• **Information shown**:
------------------------------------------------------------
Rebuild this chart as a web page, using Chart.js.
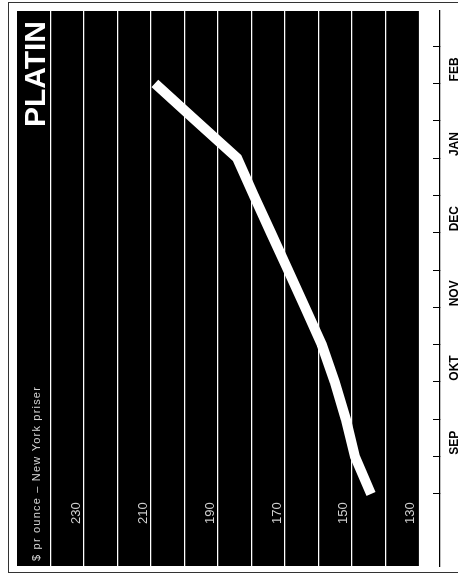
------------------------------------------------------------
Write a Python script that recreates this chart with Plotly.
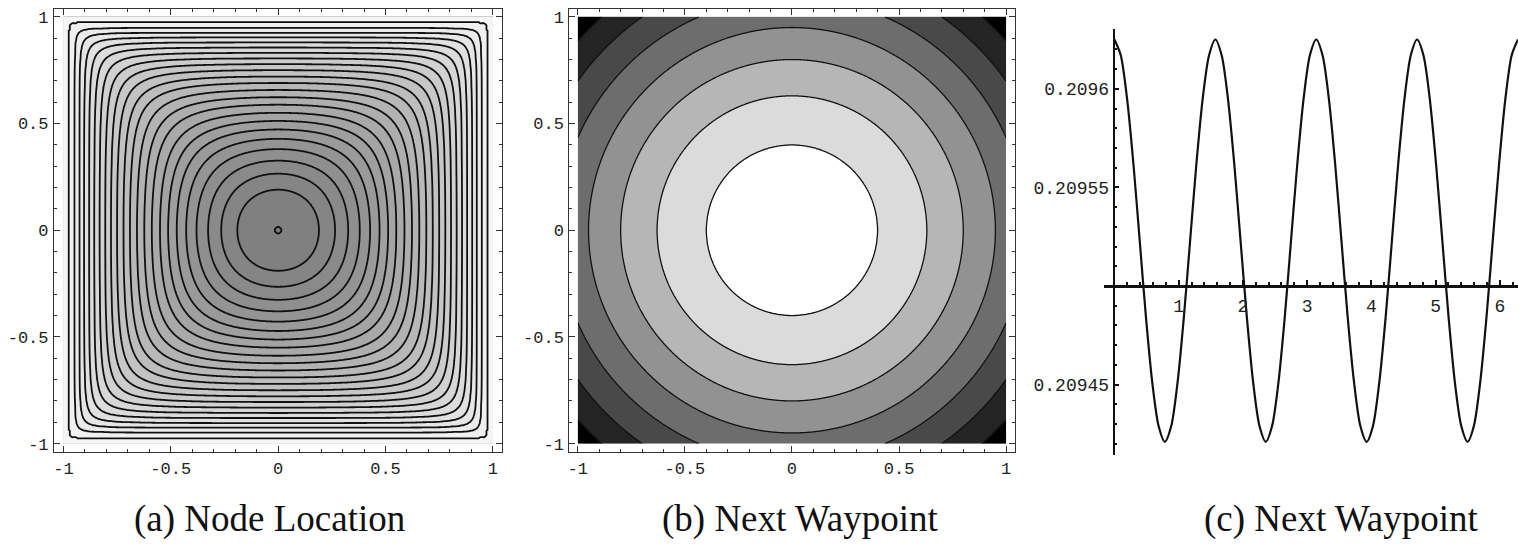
------------------------------------------------------------
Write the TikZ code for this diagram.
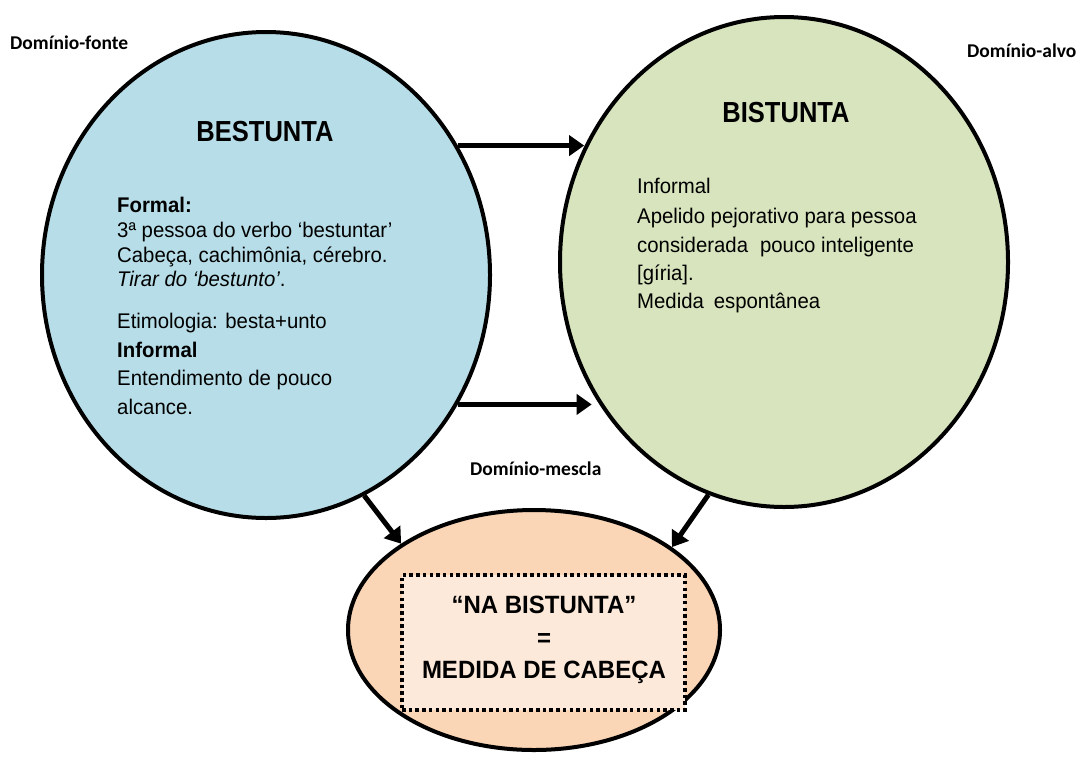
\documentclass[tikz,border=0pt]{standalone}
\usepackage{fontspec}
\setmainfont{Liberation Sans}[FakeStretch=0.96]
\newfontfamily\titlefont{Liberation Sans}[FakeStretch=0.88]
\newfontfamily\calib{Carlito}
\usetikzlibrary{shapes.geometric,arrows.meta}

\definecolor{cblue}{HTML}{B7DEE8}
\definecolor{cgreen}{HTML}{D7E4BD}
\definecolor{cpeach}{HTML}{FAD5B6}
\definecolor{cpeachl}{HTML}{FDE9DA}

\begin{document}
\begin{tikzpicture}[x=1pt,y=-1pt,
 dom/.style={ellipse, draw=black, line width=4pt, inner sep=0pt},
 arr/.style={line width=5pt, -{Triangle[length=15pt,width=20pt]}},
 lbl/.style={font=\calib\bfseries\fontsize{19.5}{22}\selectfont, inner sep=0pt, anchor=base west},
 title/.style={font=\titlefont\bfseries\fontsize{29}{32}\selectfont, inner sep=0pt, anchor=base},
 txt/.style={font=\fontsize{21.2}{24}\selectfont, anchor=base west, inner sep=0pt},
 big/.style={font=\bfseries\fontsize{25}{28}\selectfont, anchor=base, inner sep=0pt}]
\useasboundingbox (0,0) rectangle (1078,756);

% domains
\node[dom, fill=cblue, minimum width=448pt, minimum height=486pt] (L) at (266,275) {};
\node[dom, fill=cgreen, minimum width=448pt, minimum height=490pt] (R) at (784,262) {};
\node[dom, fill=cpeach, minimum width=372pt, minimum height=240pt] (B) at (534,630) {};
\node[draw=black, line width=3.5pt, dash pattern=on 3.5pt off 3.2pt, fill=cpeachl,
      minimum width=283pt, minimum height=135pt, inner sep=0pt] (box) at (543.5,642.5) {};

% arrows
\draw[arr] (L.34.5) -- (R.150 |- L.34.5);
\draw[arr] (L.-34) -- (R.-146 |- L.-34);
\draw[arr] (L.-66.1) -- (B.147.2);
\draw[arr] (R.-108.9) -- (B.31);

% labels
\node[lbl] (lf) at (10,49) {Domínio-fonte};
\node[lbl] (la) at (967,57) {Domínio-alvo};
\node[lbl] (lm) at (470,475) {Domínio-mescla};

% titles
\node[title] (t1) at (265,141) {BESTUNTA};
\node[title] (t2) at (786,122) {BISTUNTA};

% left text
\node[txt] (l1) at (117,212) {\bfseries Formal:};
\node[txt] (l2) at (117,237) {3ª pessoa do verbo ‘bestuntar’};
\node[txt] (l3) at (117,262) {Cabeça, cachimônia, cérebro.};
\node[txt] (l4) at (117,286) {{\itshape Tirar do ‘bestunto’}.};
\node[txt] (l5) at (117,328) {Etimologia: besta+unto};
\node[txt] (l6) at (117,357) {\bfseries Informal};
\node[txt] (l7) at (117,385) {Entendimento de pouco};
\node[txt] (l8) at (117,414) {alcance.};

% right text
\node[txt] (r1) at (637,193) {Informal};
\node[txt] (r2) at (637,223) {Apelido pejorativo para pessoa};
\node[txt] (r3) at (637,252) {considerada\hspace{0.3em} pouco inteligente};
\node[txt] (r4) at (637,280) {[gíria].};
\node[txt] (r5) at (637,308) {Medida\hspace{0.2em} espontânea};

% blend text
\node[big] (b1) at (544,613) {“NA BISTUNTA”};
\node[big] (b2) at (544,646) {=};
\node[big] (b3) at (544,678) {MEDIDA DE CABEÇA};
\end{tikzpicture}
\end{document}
------------------------------------------------------------
• **Requirement**: Reproduce exactly the section that begins with the line containing "Write the TikZ code for this diagram." and ends with the line containing "(0,0) rectangle (1078,756);". Both boundary lines belong in the copy, but pictures do not.

• **Written answer**:
Write the TikZ code for this diagram.
\documentclass[tikz,border=0pt]{standalone}
\usepackage{fontspec}
\setmainfont{Liberation Sans}[FakeStretch=0.96]
\newfontfamily\titlefont{Liberation Sans}[FakeStretch=0.88]
\newfontfamily\calib{Carlito}
\usetikzlibrary{shapes.geometric,arrows.meta}

\definecolor{cblue}{HTML}{B7DEE8}
\definecolor{cgreen}{HTML}{D7E4BD}
\definecolor{cpeach}{HTML}{FAD5B6}
\definecolor{cpeachl}{HTML}{FDE9DA}

\begin{document}
\begin{tikzpicture}[x=1pt,y=-1pt,
 dom/.style={ellipse, draw=black, line width=4pt, inner sep=0pt},
 arr/.style={line width=5pt, -{Triangle[length=15pt,width=20pt]}},
 lbl/.style={font=\calib\bfseries\fontsize{19.5}{22}\selectfont, inner sep=0pt, anchor=base west},
 title/.style={font=\titlefont\bfseries\fontsize{29}{32}\selectfont, inner sep=0pt, anchor=base},
 txt/.style={font=\fontsize{21.2}{24}\selectfont, anchor=base west, inner sep=0pt},
 big/.style={font=\bfseries\fontsize{25}{28}\selectfont, anchor=base, inner sep=0pt}]
\useasboundingbox (0,0) rectangle (1078,756);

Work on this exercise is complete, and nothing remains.